After nearly a year of turmoil, Bangladesh’s capital market is showing clear signs of a robust recovery. Over the past week, key indicators such as the price index and transaction volumes have risen significantly, signaling renewed investor confidence. Most share prices have climbed, and small investors-many of whom had distanced themselves during the market’s decline-are once again flocking to brokerage houses in Motijheel to check their accounts and consider new investments.
This resurgence follows a series of positive developments after the student-public uprising and the formation of the interim government led by Chief Advisor Dr. Muhammad Yunus. Several initiatives to rejuvenate the capital market have been implemented, including budgetary measures aimed at market development, economic reforms, and the arrest of major market manipulators.
Insiders allege that during the previous government, a powerful syndicate, allegedly backed by influential figures, controlled the stock market. This syndicate manipulated share prices for years, causing substantial losses to ordinary investors. However, many members of this syndicate have since been arrested or fled abroad, leaving the market free from their influence for the time being.
Immediately following the political upheaval last August, the stock market experienced a brief surge, with the Dhaka Stock Exchange’s main index rising by 786 points in just four days. But subsequent global uncertainties-including escalating geopolitical conflicts and additional tariffs imposed by the US-along with rising interest rates, shifted investor preference toward safer instruments such as treasury bonds, creating a liquidity crunch and dampening confidence in equities.
Now, as inflation rates begin to fall and savings bond interest rates decline, liquidity is returning to the stock market. Experts suggest that this trend will continue, provided no new syndicate emerges to manipulate prices again.

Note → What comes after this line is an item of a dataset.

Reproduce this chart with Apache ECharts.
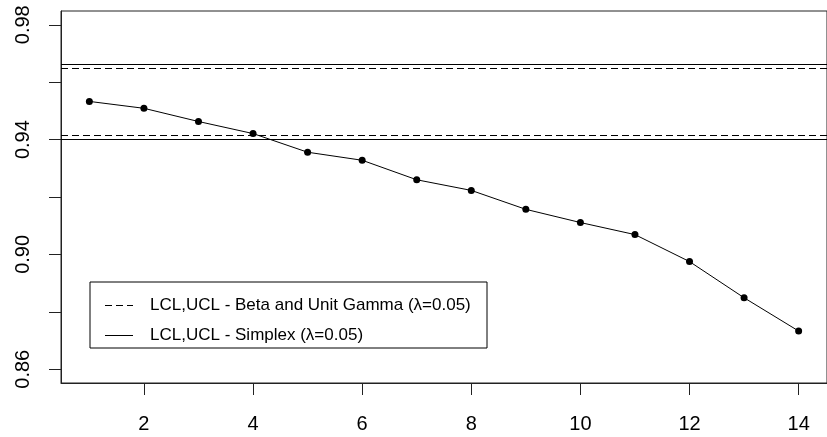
<!DOCTYPE html>
<html>
<head>
<meta charset="utf-8">
<title>EWMA control chart</title>
<script src="https://cdn.jsdelivr.net/npm/echarts@6/dist/echarts.min.js"></script>
<style>
  html, body { margin: 0; padding: 0; background: #fff; }
  #chart { width: 827px; height: 437px; }
</style>
</head>
<body>
<div id="chart"></div>
<script>
// Monitoring statistic by sample number
const samples = [1, 2, 3, 4, 5, 6, 7, 8, 9, 10, 11, 12, 13, 14];
const statistic = [0.9533, 0.9509, 0.9463, 0.9421, 0.9356, 0.9328, 0.9260,
                   0.9223, 0.9157, 0.9111, 0.9069, 0.8975, 0.8849, 0.8733];

// Control limits [LCL, UCL]
const limitsBetaGamma = [0.9415, 0.9649];
const limitsSimplex = [0.9401, 0.9661];

// Axis ticks and labels
const xTicks = [2, 4, 6, 8, 10, 12, 14];
const yTicks = [0.86, 0.88, 0.90, 0.92, 0.94, 0.96, 0.98];
const yLabels = [0.86, 0.90, 0.94, 0.98];

const nameBetaGamma = 'LCL,UCL - Beta and Unit Gamma (\u03bb=0.05)';
const nameSimplex = 'LCL,UCL - Simplex (\u03bb=0.05)';

const FONT = "'Liberation Sans', Arial, sans-serif";

// Legend keys: a dashed and a solid line segment
const ICON_DASHED = 'path://M0,0h7v1h-7z M11,0h7v1h-7z M22,0h6v1h-6z';
const ICON_SOLID = 'path://M0,0h28v1h-28z';

const chart = echarts.init(document.getElementById('chart'), null, { renderer: 'canvas' });

function limitLines(values) {
  return values.map(v => ({ yAxis: v }));
}

chart.setOption({
  animation: false,
  backgroundColor: '#fff',
  grid: {
    left: 61,
    top: 11,
    width: 770,
    height: 372,
    show: true,
    borderColor: '#222',
    borderWidth: 1,
    backgroundColor: 'transparent'
  },
  xAxis: {
    type: 'value',
    min: 0.48,
    max: 14.52,
    axisLine: { show: true, lineStyle: { color: '#222', width: 1 } },
    axisTick: {
      show: true, length: 12, customValues: xTicks,
      lineStyle: { color: '#222', width: 1 }
    },
    axisLabel: {
      customValues: xTicks,
      margin: 31,
      color: '#000',
      fontFamily: FONT,
      fontSize: 20
    },
    splitLine: { show: false }
  },
  yAxis: {
    type: 'value',
    min: 0.8552,
    max: 0.9848,
    axisLine: { show: true, lineStyle: { color: '#222', width: 1 } },
    axisTick: {
      show: true, length: 12, customValues: yTicks,
      lineStyle: { color: '#222', width: 1 }
    },
    axisLabel: {
      customValues: yLabels,
      rotate: 90,
      margin: 28,
      color: '#000',
      fontFamily: FONT,
      fontSize: 20,
      formatter: v => v.toFixed(2)
    },
    splitLine: { show: false }
  },
  legend: {
    orient: 'vertical',
    left: 90,
    top: 282,
    padding: [14, 14, 3, 15],
    itemWidth: 28,
    itemHeight: 1,
    itemGap: 11,
    borderColor: '#000',
    borderWidth: 1,
    backgroundColor: '#fff',
    selectedMode: false,
    itemStyle: { color: '#000' },
    data: [
      { name: nameBetaGamma, icon: ICON_DASHED },
      { name: nameSimplex, icon: ICON_SOLID }
    ],
    textStyle: {
      color: '#000',
      fontFamily: FONT,
      fontSize: 17,
      lineHeight: 19,
      width: 323,
      padding: [0, 0, 0, 12]
    }
  },
  series: [
    {
      name: 'statistic',
      type: 'line',
      data: samples.map((s, i) => [s, statistic[i]]),
      symbol: 'circle',
      symbolSize: 7,
      itemStyle: { color: '#000' },
      lineStyle: { color: '#000', width: 1 },
      z: 5
    },
    {
      name: nameBetaGamma,
      type: 'line',
      data: [],
      symbol: 'none',
      itemStyle: { color: '#000' },
      lineStyle: { color: '#000', width: 1, type: [7, 4] },
      markLine: {
        silent: true,
        precision: 4,
        symbol: ['none', 'none'],
        label: { show: false },
        lineStyle: { color: '#000', width: 1, type: [7, 4] },
        data: limitLines(limitsBetaGamma)
      }
    },
    {
      name: nameSimplex,
      type: 'line',
      data: [],
      symbol: 'none',
      itemStyle: { color: '#000' },
      lineStyle: { color: '#000', width: 1, type: 'solid' },
      markLine: {
        silent: true,
        precision: 4,
        symbol: ['none', 'none'],
        label: { show: false },
        lineStyle: { color: '#000', width: 1, type: 'solid' },
        data: limitLines(limitsSimplex)
      }
    }
  ]
});
</script>
</body>
</html>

Despite the positive momentum, analysts urge investors to exercise caution and make well-informed decisions. On Thursday, the DSEX index rose by 32 points, closing at 5,068 points. The DSE Shariah Index gained 6 points to 1,100, and the DSE-30 index, which tracks 30 leading companies, increased by 14 points to 1,908.

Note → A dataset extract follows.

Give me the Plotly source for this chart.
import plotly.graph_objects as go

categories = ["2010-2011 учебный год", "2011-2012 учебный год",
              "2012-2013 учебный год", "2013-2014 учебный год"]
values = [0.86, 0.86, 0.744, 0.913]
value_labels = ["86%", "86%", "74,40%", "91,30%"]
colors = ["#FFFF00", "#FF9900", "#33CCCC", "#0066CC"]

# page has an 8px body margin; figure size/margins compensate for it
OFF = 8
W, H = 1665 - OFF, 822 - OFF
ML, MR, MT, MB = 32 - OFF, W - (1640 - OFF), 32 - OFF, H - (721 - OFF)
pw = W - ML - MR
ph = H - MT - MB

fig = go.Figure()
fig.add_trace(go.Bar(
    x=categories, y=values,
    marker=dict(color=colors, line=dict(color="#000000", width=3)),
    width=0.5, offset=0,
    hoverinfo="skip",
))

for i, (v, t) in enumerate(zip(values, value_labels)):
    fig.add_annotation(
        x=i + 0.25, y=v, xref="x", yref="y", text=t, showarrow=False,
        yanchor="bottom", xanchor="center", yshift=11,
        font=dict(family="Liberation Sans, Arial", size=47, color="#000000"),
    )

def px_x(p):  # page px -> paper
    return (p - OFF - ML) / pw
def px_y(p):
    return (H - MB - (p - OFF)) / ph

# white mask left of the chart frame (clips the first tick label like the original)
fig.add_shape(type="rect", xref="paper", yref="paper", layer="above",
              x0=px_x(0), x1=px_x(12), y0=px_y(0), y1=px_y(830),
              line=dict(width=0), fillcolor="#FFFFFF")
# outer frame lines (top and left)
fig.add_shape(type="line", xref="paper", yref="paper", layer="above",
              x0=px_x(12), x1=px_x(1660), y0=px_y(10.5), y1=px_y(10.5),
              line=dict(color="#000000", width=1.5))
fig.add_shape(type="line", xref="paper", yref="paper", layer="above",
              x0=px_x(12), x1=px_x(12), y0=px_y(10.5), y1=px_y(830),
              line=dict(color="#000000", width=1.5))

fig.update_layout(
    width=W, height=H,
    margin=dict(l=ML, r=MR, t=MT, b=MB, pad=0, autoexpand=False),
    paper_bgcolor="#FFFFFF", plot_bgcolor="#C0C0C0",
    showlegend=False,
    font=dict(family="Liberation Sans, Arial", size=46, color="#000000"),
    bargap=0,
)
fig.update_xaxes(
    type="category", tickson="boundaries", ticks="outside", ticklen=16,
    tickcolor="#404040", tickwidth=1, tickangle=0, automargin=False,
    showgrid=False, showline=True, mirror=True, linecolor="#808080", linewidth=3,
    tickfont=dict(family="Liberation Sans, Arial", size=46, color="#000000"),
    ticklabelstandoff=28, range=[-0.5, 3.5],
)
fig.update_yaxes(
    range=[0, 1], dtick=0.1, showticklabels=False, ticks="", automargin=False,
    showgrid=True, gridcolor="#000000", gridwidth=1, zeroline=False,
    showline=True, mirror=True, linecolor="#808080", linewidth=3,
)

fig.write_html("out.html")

In a recent development to strengthen the market further, the Securities and Exchange Commission held a high-level meeting with industry advisors to expedite the inclusion of government-owned foreign and multinational companies into the capital market via direct listings. Discussions centered on accelerating the process for these companies to be publicly listed, which is expected to deepen and broaden the market.
A seasoned capital market analyst welcomed the initiative, highlighting a key provision in this year’s national budget that increases the corporate tax differential between listed and non-listed companies-a move anticipated to encourage more firms to enter the stock market. “If this policy is finalized and implemented, it is expected that many quality companies will seek listing, further strengthening the capital market,” he said.
With these ongoing reforms, Bangladesh’s capital market appears poised for a sustained turnaround, signaling better days ahead for investors and the broader economy alike.